Always help someone is not a command to exhaust yourself or to carry burdens that are not yours. It is a call to remain human in a world that is slowly forgetting how. It is an invitation to stay soft where others grow hard. To stay open where others grow guarded. To stay attentive where others grow numb.
You will not change every story. But you may change one. And that one may change others. And that may be enough.
Sometimes you will be one voice among many. Sometimes you will be the only one who speaks. Sometimes you will be one set of hands among several. Sometimes you will be the only one who reaches out. In those moments, the weight of that sentence becomes clear.
Always help someone. You might be the only one who does.
Not because the world is cruel, but because the world is busy. Not because people do not care at all, but because they have learned how to pass by. And love is not learned that way. Love is learned by stopping.
So do not hurry past what God places in your path. Do not dismiss the quiet nudge that says, pay attention here. Do not underestimate the power of being the one who stays.

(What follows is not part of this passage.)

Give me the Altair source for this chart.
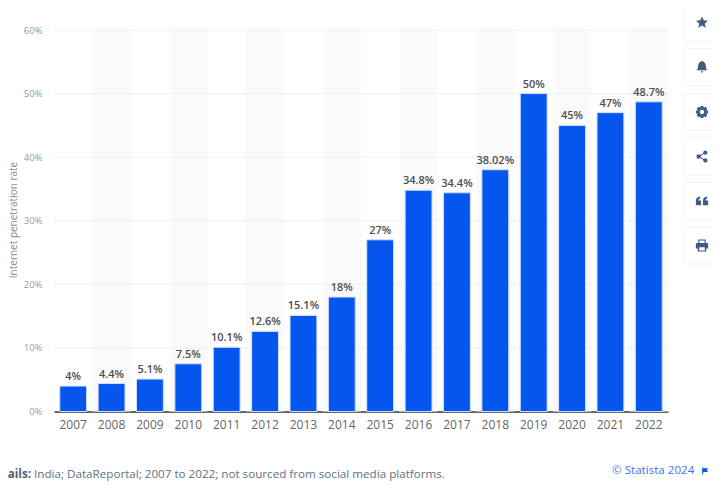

You may never see the full result. You may never know how close someone was to giving up. You may never hear the story of how your presence changed their direction. But God sees it. God holds it. And God uses it.
The road will always have wounded travelers on it in different forms. Some will be visible. Some will be hidden. Some will ask for help. Some will not know how. The question is not whether they will be there. The question is whether we will stop.
And when you do, when you choose to move toward instead of away, when you choose to see instead of pass by, when you choose to help instead of assume someone else will, you are walking in the footsteps of Christ more clearly than any speech ever could.
Sometimes, the greatest miracle is not that someone is healed. It is that someone was seen.
And sometimes, the person who needed to be changed was not the one lying on the road, but the one who stopped.